The Democrats' victory last November obviously reflected popular sentiment against the war in Iraq, but nothing seems obvious now as Democrats try to exploit their new majority status in Congress.First, the November elections were not only about the war in Iraq, but also about Republican mismanagement writ large, including Iraq, but also spending, ethics, domestic policy and just general laziness.
Iraq had flustered the congressional Democrats because Democrats don't have an agreed position on what America's role in the world should be. They want to change the Bush administration's policy in Iraq without discussing the underlying ideas that produced it. And although they now cast themselves as alternatives to President Bush, the fact is that prevailing Democratic doctrine is not that different from the Bush-Cheney doctrine.
Many Democrats, including senators who voted to authorize the war in Iraq, embraced the idea of muscular foreign policy based on American global supremacy and the presumed right to intervene to promote democracy or to defend key U.S. interests long before 9/11, and they have not changed course since. Even those who have shifted against the war have avoided doctrinal questions.
But without a coherent alternative to the Bush doctrine, with its confidence in America's military preeminence and the global appeal of "free market democracy," the Democrats' midterm victory may not be repeated in November 2008. Or, if the Democrats do win in 2008, they could remain staked to a vision of a Pax Americana strikingly reminiscent of Bush's.
Democratic adherents to what might be called the "neoliberal" position are well organized and well positioned.
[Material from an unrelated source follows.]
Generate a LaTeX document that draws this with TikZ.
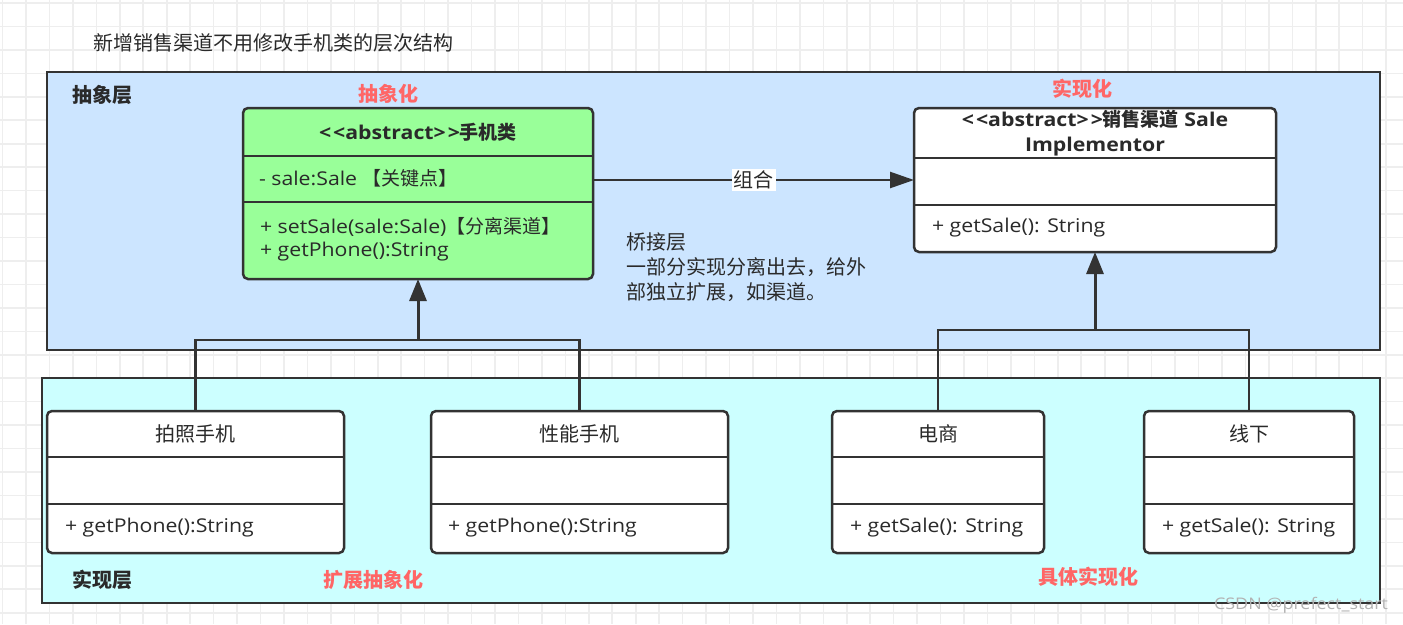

Their credo was enunciated just nine years ago by Madeleine Albright, then President Bill Clinton's secretary of state: "If we have to use force, it is because we are America. We are the indispensable nation. We stand tall and we see further into the future." She was speaking of Bosnia at the time, but her remark had much wider implications.
Smith makes a good point, that the Democratic strategy for foriegn policy, when compared side by side with the Bush policies, don't differ that much. The problem then for most liberals is that they don't like Bush's management of the war, but fail to see that they probably like the end goals.
But then, right now, the Democrats are blinded by a reality that they cannot grasp and is probably not accurate, so entrenched in their viewpoint of having a mandate to end the way.